►

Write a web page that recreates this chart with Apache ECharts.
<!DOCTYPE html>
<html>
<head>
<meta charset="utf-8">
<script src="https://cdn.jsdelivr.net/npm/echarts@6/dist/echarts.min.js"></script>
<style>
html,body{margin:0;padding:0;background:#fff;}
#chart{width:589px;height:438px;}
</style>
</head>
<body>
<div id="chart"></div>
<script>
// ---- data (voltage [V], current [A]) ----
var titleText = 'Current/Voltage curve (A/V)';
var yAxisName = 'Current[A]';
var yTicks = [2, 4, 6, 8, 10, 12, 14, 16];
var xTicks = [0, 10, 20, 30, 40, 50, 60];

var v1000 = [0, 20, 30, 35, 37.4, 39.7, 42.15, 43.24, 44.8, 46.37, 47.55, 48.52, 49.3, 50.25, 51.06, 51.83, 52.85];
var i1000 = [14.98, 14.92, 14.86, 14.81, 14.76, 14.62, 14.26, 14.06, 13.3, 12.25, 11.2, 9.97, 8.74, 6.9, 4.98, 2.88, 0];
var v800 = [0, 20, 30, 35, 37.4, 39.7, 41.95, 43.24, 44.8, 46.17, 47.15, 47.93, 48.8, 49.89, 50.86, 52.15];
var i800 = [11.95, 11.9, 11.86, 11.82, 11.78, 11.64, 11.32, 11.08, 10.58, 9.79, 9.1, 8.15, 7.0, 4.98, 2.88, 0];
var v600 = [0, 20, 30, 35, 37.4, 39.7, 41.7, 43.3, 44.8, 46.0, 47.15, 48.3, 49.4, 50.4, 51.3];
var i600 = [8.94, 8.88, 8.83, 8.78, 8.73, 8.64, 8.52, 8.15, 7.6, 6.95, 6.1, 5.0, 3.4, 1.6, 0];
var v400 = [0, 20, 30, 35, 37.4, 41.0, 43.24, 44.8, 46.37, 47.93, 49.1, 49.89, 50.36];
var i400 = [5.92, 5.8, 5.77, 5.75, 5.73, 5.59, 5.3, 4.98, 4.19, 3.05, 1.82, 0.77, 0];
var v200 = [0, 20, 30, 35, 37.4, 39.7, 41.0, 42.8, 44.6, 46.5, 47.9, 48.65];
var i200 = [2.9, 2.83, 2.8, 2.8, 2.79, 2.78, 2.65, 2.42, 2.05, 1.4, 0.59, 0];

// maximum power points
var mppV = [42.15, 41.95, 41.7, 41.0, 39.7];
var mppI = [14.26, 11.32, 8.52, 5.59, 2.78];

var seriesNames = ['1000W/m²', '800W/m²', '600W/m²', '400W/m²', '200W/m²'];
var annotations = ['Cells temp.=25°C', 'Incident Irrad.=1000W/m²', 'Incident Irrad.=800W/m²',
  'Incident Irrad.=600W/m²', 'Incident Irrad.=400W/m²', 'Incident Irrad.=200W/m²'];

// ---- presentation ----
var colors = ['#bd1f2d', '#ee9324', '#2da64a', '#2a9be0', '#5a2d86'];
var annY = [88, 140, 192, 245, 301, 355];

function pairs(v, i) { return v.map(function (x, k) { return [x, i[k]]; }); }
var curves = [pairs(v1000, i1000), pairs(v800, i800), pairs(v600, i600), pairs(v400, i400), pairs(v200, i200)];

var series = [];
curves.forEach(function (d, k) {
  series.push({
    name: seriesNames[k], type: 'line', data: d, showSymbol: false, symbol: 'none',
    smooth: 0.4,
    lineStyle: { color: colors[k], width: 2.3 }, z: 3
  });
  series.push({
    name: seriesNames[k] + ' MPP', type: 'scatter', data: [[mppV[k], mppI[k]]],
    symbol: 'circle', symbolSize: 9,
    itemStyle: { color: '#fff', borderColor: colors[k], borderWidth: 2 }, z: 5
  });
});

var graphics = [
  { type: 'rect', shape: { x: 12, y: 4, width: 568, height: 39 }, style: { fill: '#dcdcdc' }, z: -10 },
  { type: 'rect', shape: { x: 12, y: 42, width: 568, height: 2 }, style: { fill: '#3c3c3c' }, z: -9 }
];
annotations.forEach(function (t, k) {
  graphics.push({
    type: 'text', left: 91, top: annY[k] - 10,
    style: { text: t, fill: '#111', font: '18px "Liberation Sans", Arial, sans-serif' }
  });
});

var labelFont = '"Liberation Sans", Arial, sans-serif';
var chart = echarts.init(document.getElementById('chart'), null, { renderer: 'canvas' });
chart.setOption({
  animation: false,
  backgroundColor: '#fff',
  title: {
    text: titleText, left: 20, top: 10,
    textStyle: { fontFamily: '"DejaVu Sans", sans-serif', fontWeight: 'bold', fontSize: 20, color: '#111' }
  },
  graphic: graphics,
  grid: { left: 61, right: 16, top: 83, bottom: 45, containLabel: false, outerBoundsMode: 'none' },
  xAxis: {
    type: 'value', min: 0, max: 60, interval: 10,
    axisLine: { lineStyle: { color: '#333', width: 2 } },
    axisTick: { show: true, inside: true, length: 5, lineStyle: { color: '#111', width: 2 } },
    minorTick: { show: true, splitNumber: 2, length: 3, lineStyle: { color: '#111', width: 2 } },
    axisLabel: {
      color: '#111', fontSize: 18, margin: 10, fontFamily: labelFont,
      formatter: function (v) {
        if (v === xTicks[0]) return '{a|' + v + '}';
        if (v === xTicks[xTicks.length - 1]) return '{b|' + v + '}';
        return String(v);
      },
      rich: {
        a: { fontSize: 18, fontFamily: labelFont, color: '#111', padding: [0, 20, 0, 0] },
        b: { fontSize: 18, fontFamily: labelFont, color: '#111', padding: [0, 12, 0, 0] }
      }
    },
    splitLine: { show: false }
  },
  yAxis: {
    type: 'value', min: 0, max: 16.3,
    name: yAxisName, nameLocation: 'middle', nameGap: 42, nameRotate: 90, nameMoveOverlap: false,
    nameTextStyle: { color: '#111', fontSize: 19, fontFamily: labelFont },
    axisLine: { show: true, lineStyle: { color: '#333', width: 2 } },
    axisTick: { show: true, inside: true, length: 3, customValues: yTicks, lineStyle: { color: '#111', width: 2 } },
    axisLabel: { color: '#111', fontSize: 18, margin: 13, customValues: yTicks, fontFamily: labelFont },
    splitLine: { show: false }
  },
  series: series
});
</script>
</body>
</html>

◄

● **Requirement**: Reproduce the full listing above, character for character.

● **Solution**:
Write a web page that recreates this chart with Apache ECharts.
<!DOCTYPE html>
<html>
<head>
<meta charset="utf-8">
<script src="https://cdn.jsdelivr.net/npm/echarts@6/dist/echarts.min.js"></script>
<style>
html,body{margin:0;padding:0;background:#fff;}
#chart{width:589px;height:438px;}
</style>
</head>
<body>
<div id="chart"></div>
<script>
// ---- data (voltage [V], current [A]) ----
var titleText = 'Current/Voltage curve (A/V)';
var yAxisName = 'Current[A]';
var yTicks = [2, 4, 6, 8, 10, 12, 14, 16];
var xTicks = [0, 10, 20, 30, 40, 50, 60];

var v1000 = [0, 20, 30, 35, 37.4, 39.7, 42.15, 43.24, 44.8, 46.37, 47.55, 48.52, 49.3, 50.25, 51.06, 51.83, 52.85];
var i1000 = [14.98, 14.92, 14.86, 14.81, 14.76, 14.62, 14.26, 14.06, 13.3, 12.25, 11.2, 9.97, 8.74, 6.9, 4.98, 2.88, 0];
var v800 = [0, 20, 30, 35, 37.4, 39.7, 41.95, 43.24, 44.8, 46.17, 47.15, 47.93, 48.8, 49.89, 50.86, 52.15];
var i800 = [11.95, 11.9, 11.86, 11.82, 11.78, 11.64, 11.32, 11.08, 10.58, 9.79, 9.1, 8.15, 7.0, 4.98, 2.88, 0];
var v600 = [0, 20, 30, 35, 37.4, 39.7, 41.7, 43.3, 44.8, 46.0, 47.15, 48.3, 49.4, 50.4, 51.3];
var i600 = [8.94, 8.88, 8.83, 8.78, 8.73, 8.64, 8.52, 8.15, 7.6, 6.95, 6.1, 5.0, 3.4, 1.6, 0];
var v400 = [0, 20, 30, 35, 37.4, 41.0, 43.24, 44.8, 46.37, 47.93, 49.1, 49.89, 50.36];
var i400 = [5.92, 5.8, 5.77, 5.75, 5.73, 5.59, 5.3, 4.98, 4.19, 3.05, 1.82, 0.77, 0];
var v200 = [0, 20, 30, 35, 37.4, 39.7, 41.0, 42.8, 44.6, 46.5, 47.9, 48.65];
var i200 = [2.9, 2.83, 2.8, 2.8, 2.79, 2.78, 2.65, 2.42, 2.05, 1.4, 0.59, 0];

// maximum power points
var mppV = [42.15, 41.95, 41.7, 41.0, 39.7];
var mppI = [14.26, 11.32, 8.52, 5.59, 2.78];

var seriesNames = ['1000W/m²', '800W/m²', '600W/m²', '400W/m²', '200W/m²'];
var annotations = ['Cells temp.=25°C', 'Incident Irrad.=1000W/m²', 'Incident Irrad.=800W/m²',
  'Incident Irrad.=600W/m²', 'Incident Irrad.=400W/m²', 'Incident Irrad.=200W/m²'];

// ---- presentation ----
var colors = ['#bd1f2d', '#ee9324', '#2da64a', '#2a9be0', '#5a2d86'];
var annY = [88, 140, 192, 245, 301, 355];

function pairs(v, i) { return v.map(function (x, k) { return [x, i[k]]; }); }
var curves = [pairs(v1000, i1000), pairs(v800, i800), pairs(v600, i600), pairs(v400, i400), pairs(v200, i200)];

var series = [];
curves.forEach(function (d, k) {
  series.push({
    name: seriesNames[k], type: 'line', data: d, showSymbol: false, symbol: 'none',
    smooth: 0.4,
    lineStyle: { color: colors[k], width: 2.3 }, z: 3
  });
  series.push({
    name: seriesNames[k] + ' MPP', type: 'scatter', data: [[mppV[k], mppI[k]]],
    symbol: 'circle', symbolSize: 9,
    itemStyle: { color: '#fff', borderColor: colors[k], borderWidth: 2 }, z: 5
  });
});

var graphics = [
  { type: 'rect', shape: { x: 12, y: 4, width: 568, height: 39 }, style: { fill: '#dcdcdc' }, z: -10 },
  { type: 'rect', shape: { x: 12, y: 42, width: 568, height: 2 }, style: { fill: '#3c3c3c' }, z: -9 }
];
annotations.forEach(function (t, k) {
  graphics.push({
    type: 'text', left: 91, top: annY[k] - 10,
    style: { text: t, fill: '#111', font: '18px "Liberation Sans", Arial, sans-serif' }
  });
});

var labelFont = '"Liberation Sans", Arial, sans-serif';
var chart = echarts.init(document.getElementById('chart'), null, { renderer: 'canvas' });
chart.setOption({
  animation: false,
  backgroundColor: '#fff',
  title: {
    text: titleText, left: 20, top: 10,
    textStyle: { fontFamily: '"DejaVu Sans", sans-serif', fontWeight: 'bold', fontSize: 20, color: '#111' }
  },
  graphic: graphics,
  grid: { left: 61, right: 16, top: 83, bottom: 45, containLabel: false, outerBoundsMode: 'none' },
  xAxis: {
    type: 'value', min: 0, max: 60, interval: 10,
    axisLine: { lineStyle: { color: '#333', width: 2 } },
    axisTick: { show: true, inside: true, length: 5, lineStyle: { color: '#111', width: 2 } },
    minorTick: { show: true, splitNumber: 2, length: 3, lineStyle: { color: '#111', width: 2 } },
    axisLabel: {
      color: '#111', fontSize: 18, margin: 10, fontFamily: labelFont,
      formatter: function (v) {
        if (v === xTicks[0]) return '{a|' + v + '}';
        if (v === xTicks[xTicks.length - 1]) return '{b|' + v + '}';
        return String(v);
      },
      rich: {
        a: { fontSize: 18, fontFamily: labelFont, color: '#111', padding: [0, 20, 0, 0] },
        b: { fontSize: 18, fontFamily: labelFont, color: '#111', padding: [0, 12, 0, 0] }
      }
    },
    splitLine: { show: false }
  },
  yAxis: {
    type: 'value', min: 0, max: 16.3,
    name: yAxisName, nameLocation: 'middle', nameGap: 42, nameRotate: 90, nameMoveOverlap: false,
    nameTextStyle: { color: '#111', fontSize: 19, fontFamily: labelFont },
    axisLine: { show: true, lineStyle: { color: '#333', width: 2 } },
    axisTick: { show: true, inside: true, length: 3, customValues: yTicks, lineStyle: { color: '#111', width: 2 } },
    axisLabel: { color: '#111', fontSize: 18, margin: 13, customValues: yTicks, fontFamily: labelFont },
    splitLine: { show: false }
  },
  series: series
});
</script>
</body>
</html>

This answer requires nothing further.